Tamer Qarmout, asisten profesor kebijakan publik di Institut Studi Pascasarjana Doha, berbicara kepada Al Jazeera tentang pengumuman militer Israel tersebut .
Dia mengatakan langkah ini menandakan ' ' garis merah ' 'bagi pemerintah Mesir, dan menambahkan bahwa mereka khawatir tentang dampaknya terhadap perjanjian perdamaian Camp David dengan Israel.
“Israel telah melewati banyak garis merah yang ditetapkan oleh komunitas internasional, dan kegagalan Amerika Serikat untuk menghentikannya telah membuat Israel diunggulkan dalam perang tersebut,” jelas Tamer.
Dia mengatakan, perebutan Koridor Philadelphi menandakan babak baru yang kemungkinan akan mengarah pada kehadiran panjang pasukan Israel di Gaza dan pendudukan kembali Jalur Gaza.
Pada saat yang sama, militer Israel mengatakan saat ini mereka sedang melakukan operasi di Gaza utara, tengah dan selatan.
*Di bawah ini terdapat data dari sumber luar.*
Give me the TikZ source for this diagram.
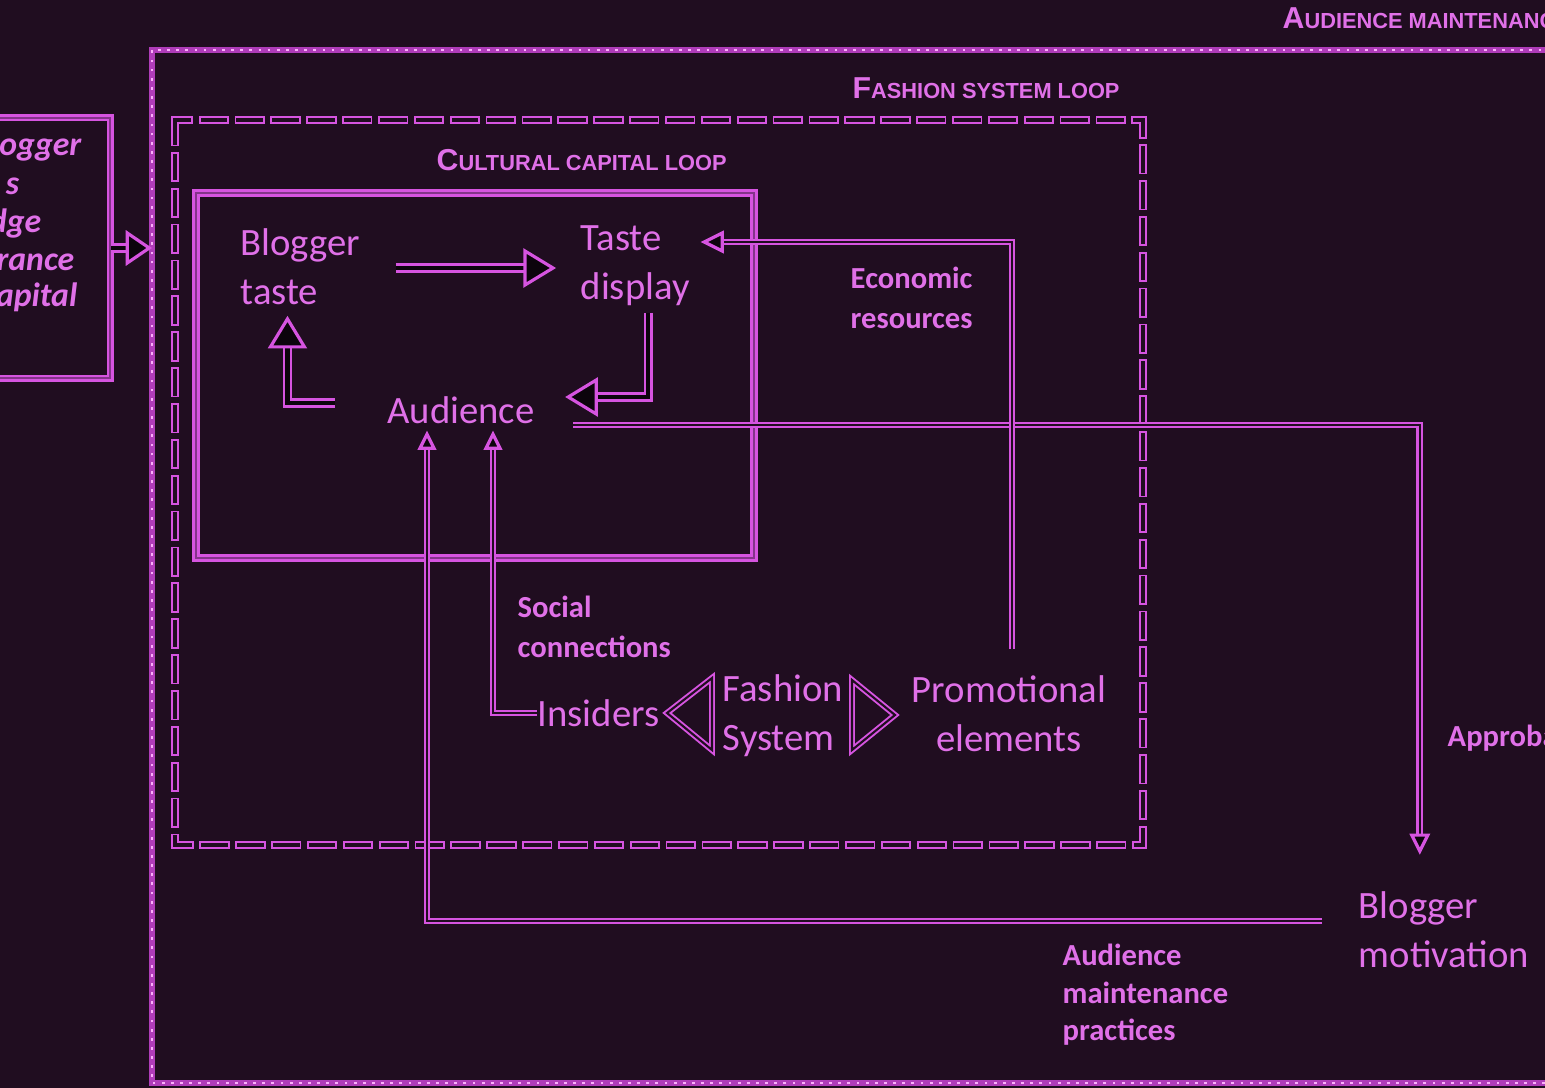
\documentclass[tikz,border=0pt]{standalone}
\usepackage{fontspec}
\setmainfont{Carlito}
\newfontfamily\ttlfont{Liberation Sans}
\usetikzlibrary{calc}
\definecolor{bgc}{RGB}{32,13,32}
\definecolor{mag}{RGB}{214,84,224}
\definecolor{magtxt}{RGB}{224,112,232}
\definecolor{hdfill}{RGB}{12,4,12}
\definecolor{dotc}{RGB}{250,175,250}
\definecolor{framec}{RGB}{175,60,185}
\newcommand\fsc[2]{{\ttlfont\bfseries\fontsize{8.6}{9}\selectfont #1}{\ttlfont\bfseries\fontsize{6.2}{7}\selectfont #2}}
\begin{document}
\begin{tikzpicture}[x=0.01cm,y=-0.01cm,
  txt/.style={text=magtxt, inner sep=0pt, font=\fontsize{11}{14}\selectfont, align=left},
  lbl/.style={text=magtxt, inner sep=0pt, font=\bfseries\fontsize{8.7}{11.2}\selectfont, align=left},
  ltxt/.style={text=magtxt, inner sep=0pt, font=\bfseries\itshape\fontsize{9.6}{10.8}\selectfont, anchor=base east},
  ttl/.style={text=magtxt, inner sep=0pt, anchor=west},
  conn/.style={draw=mag, line width=0.6pt, double=bgc, double distance=0.75pt},
  bigarr/.style={draw=mag, line width=0.7pt, double=hdfill, double distance=1.2pt},
  headst/.style={draw=mag, line width=0.9pt, fill=hdfill, line join=miter},
  solidframe/.style={draw=mag, line width=0.7pt, double=mag!55!bgc, double distance=0.6pt},
  fsdash/.style={draw=mag, line width=0.5pt, double=bgc, double distance=1.2pt, dash pattern=on 6.4pt off 3.8pt, line cap=rect},
  tri/.style={draw=mag, line width=0.55pt, double=bgc, double distance=0.6pt, line join=miter},
  pics/ahd/.style args={#1/#2}{code={\draw[headst] (0,0) -- (-#1,#2) -- (-#1,-#2) -- cycle;}},
]
\useasboundingbox (0,0) rectangle (1545,1088);
\clip (0,0) rectangle (1545,1088);
\fill[bgc] (0,0) rectangle (1545,1088);

% outer dotted frame (audience maintenance loop)
\draw[framec, line width=1.5pt] (1600,1083) -- (152,1083) -- (152,50) -- (1600,50);
\draw[dotc, line width=0.6pt, dash pattern=on 0.8pt off 1.8pt] (1600,1083) -- (152,1083) -- (152,50) -- (1600,50);

% fashion system loop dashed frame
\draw[fsdash] (175,120) rectangle (1143,845);

% cultural capital loop box
\draw[solidframe] (196,193) rectangle (754,558);

% left box
\node[solidframe, minimum width=34.14pt, minimum height=73.97pt, inner sep=0pt] (lbox) at (50,248) {};
\node[ltxt] (lb1) at (82,156) {Blogger};
\node[ltxt] (lb2) at (20,195) {s};
\node[ltxt] (lb3) at (42,233) {dge};
\node[ltxt] (lb4) at (75,271) {rance};
\node[ltxt] (lb5) at (78,307) {capital};

% titles
\node[ttl] (ttlaml) at (1282,18) {\fsc{A}{UDIENCE MAINTENANCE LOOP}};
\node[ttl] (ttlfsl) at (852,88) {\fsc{F}{ASHION SYSTEM LOOP}};
\node[ttl] (ttlccl) at (436,160) {\fsc{C}{ULTURAL CAPITAL LOOP}};

% main text nodes
\node[txt, anchor=west] (btaste) at (240,267) {Blogger\\taste};
\node[txt, anchor=west] (tdisplay) at (580,266) {Taste\\display};
\node[txt] (aud) at (461,410) {Audience};
\node[txt, anchor=west] (insiders) at (537,713) {Insiders};
\node[txt, anchor=west] (fashion) at (722,716) {Fashion\\System};
\node[txt, align=center] (promo) at (1009,714) {Promotional\\elements};
\node[txt, anchor=west] (motiv) at (1358,930) {Blogger\\motivation};

% labels
\node[lbl, anchor=west] (econ) at (850,298) {Economic\\resources};
\node[lbl, anchor=west] (social) at (517,627) {Social\\connections};
\node[lbl, anchor=west, font=\bfseries\fontsize{8.7}{10.7}\selectfont] (amp) at (1062,995) {Audience\\maintenance\\practices};
\node[lbl, anchor=west] (approb) at (1447,738) {Approbation};

% fashion system triangles
\draw[tri] (667,713) -- (712,678) -- (712,750) -- cycle;
\draw[tri] (895,715) -- (852,680) -- (852,750) -- cycle;

% C1 blogger taste -> taste display
\coordinate (t1) at ($(tdisplay.west)+(-27,2)$);
\coordinate (s1) at ($(btaste.east)+(35,0)$);
\draw[bigarr, shorten >=4pt] (s1 |- t1) -- (t1);
\pic at (t1) {ahd=28/17};

% C2 taste display -> audience
\coordinate (s2) at ($(tdisplay.south)+(13,6)$);
\coordinate (t2) at ($(aud.east)+(33,-13)$);
\draw[bigarr, shorten >=4pt] (s2) |- (t2);
\pic[rotate=180] at (t2) {ahd=28/17};

% C3 audience -> blogger taste
\coordinate (s3) at ($(aud.west)+(-52,-7)$);
\coordinate (t3) at ($(btaste.south)+(-13,13)$);
\draw[bigarr, shorten >=4pt] (s3) -| (t3);
\pic[rotate=90] at (t3) {ahd=28/17};

% C5 audience -> blogger motivation (approbation)
\coordinate (s5) at ($(aud.east)+(38,15)$);
\coordinate (t5) at ($(motiv.north)+(-24,-40)$);
\draw[conn, shorten >=2.5pt] (s5) -| (t5);
\pic[rotate=270] at (t5) {ahd=16/8};

% C4 promotional elements -> taste display (economic resources)
\coordinate (s4) at ($(promo.north)+(3,-26)$);
\coordinate (t4) at ($(tdisplay.east)+(14,-24)$);
\draw[conn, shorten >=2.5pt] (s4) |- (t4);
\pic[rotate=180] at (t4) {ahd=18/9};

% C6 insiders -> audience (social connections)
\coordinate (t6) at ($(aud.south)+(32,10)$);
\draw[conn, shorten >=2pt] (insiders.west) -| (t6);
\pic[rotate=90] at (t6) {ahd=14/7};

% C7 blogger motivation -> audience (audience maintenance practices)
\coordinate (s7) at ($(motiv.west)+(-36,-9)$);
\coordinate (t7) at ($(aud.south)+(-34,10)$);
\draw[conn, shorten >=2pt] (s7) -| (t7);
\pic[rotate=90] at (t7) {ahd=14/7};

% C8 left box -> outer frame
\coordinate (t8) at ($(lbox.east)+(38,0)$);
\draw[bigarr, shorten >=3pt] (lbox.east) -- (t8);
\pic at (t8) {ahd=22/15};
\end{tikzpicture}
\end{document}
Ini termasuk Rafah, wilayah dimana ICJ telah memerintahkan Israel untuk menghentikan operasi militer.
Penderitaan warga Gaza pun semakin pilu. Anak-anak putus sekolah dan tinggal di tempat penampungan yang penuh sesak. Komite Penyelamatan Internasional menyebut, anak-anak di Gaza menghadapi peningkatan risiko kekerasan, eksploitasi dan pelecehan.
“Mereka tidak hanya tidak mendapatkan masa kanak-kanaknya, tapi juga mengalami trauma yang luar biasa,” kata Ulrike Julia Wendt, koordinator perlindungan anak darurat IRC.
Dia menambahkan, anak perempuan berisiko menjadi sasaran pernikahan dini atau pernikahan paksa. Hal itu menjadi resiko peperangan yang berlangsung lama.